By NICKJOHNSONN, Times Staff Writer
Published November 4, 2007
GULFPORT- The Clam Bayou Nature Preserve has become a sensitive subject for many Gulfport residents.
The bayou, which is nestled between the town, Twin Brooks golf course and a St. Petersburg neighborhood, has long been subject to trash and sediment that flow from stormwater pipes.
Most of the trash that ends up tangled in the mangroves washes in from a watershed area in the bordering St. Petersburg neighborhood.
That has led to scrutiny by Gulfport residents whenever St. Petersburg does something to potentially impact the bayou, including recent efforts to curb erosion at Twin Brooks golf course.
Several weeks ago the city dumped concrete tiles and soil along the bank of a channel that borders the golf course.
Superintendent Richard Tuten said it was an attempt to replace the soil that had been eroding into the ditch for years.
"When you get a strong rain or storm it really rips through there," he said.
But that's what has many Gulfport residents worried.
What seems trivial to many, dumping some soil to replace an embankment, means more potential harm to a beloved bayou for others.
"I've been there several times and it looks like that bank is washing into Clam Bayou," Lloyd Mason of Gulfport said.
Mason took photos of the bank on several dates to document the potential problem.
Gulfport council member Bob Worthington also took photos, three times over the course of a week, after receiving calls from concerned residents.
Kurt Zuelsdorf, who makes his living running kayak tours in Clam Bayou, went to the banks during an early morning rainstorm intent on capturing the erosion on video.
"One tropical storm and all that dirt is going to come down and wash back into the bayou," he said.
Al Davis the president of Gulfport Water Watch, a group devoted to preserving Gulfport's marine habitat, received a handful of calls about the embankment from other group members. He's been out of town since the soil was dumped, but wasn't surprised by the news.
"It's part of the continuing challenge of more stuff that doesn't need to be there getting into Clam Bayou," Davis said.
He points to the preserve as an example of local governments' commitment, or lack thereof, to maintaining water resources. The group of Gulfport residents who responded with their cameras were trying to document just that.
They say that while the problem with floating trash is obvious, sediments that make it into the bayou settle just out of view, making the problem easy to overlook.
"What their concerns may be about is exactly what we're trying to address with this bank stabilizing effort," said Mike Connors, the St. Petersburg administrator who handles environmental issues.

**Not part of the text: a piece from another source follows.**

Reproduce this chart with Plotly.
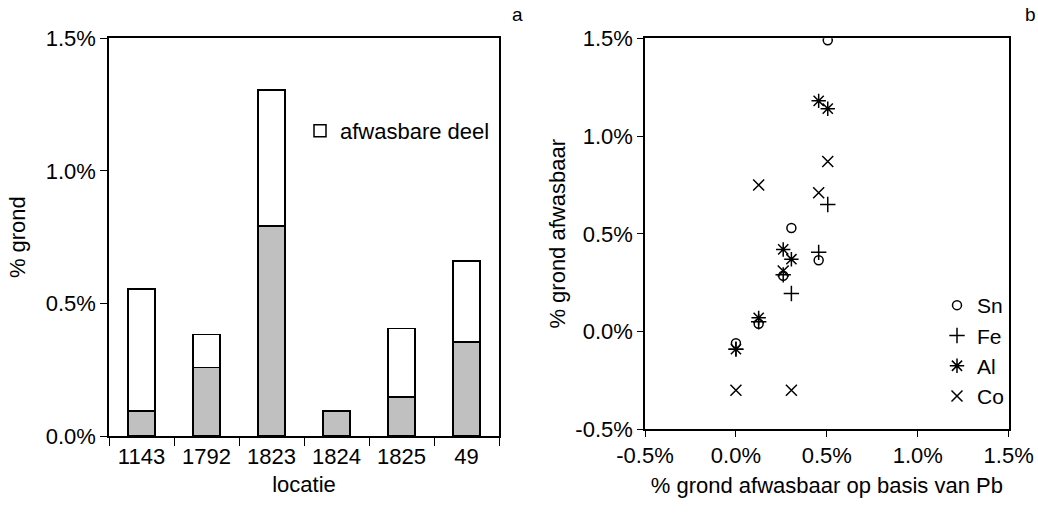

Connors explained that the project was the city's attempt to keep any more sediment from ending up in the channel.
Although there are still conflicting ideas about how to handle the problems in Clam Bayou, many steps have already been taken.
St. Petersburg is working with the Southwest Florida Water Management District on a multimillion dollar project to restore habitats in the bayou and has been removing floating trash after rainstorms.
Volunteer cleanups organized by Zuelsdorf and several local non-profits have also made a progress removing some of the decades worth of debris.
Worthington, who grew up in Gulfport, said he remembers fishing, scalloping and gathering clams and oysters in the bayou.
Although he wouldn't do that today, he thinks things are moving in the right direction. "I think we're working towards it; things are very positive now," he said.
Worthington said he was looking forward to a Clam Bayou meeting, proposed by Rep. Rick Kriseman to include all the stakeholders in the preserve.
"He's going to really do something that nobody's ever done before and that's get everybody together," Worthington said.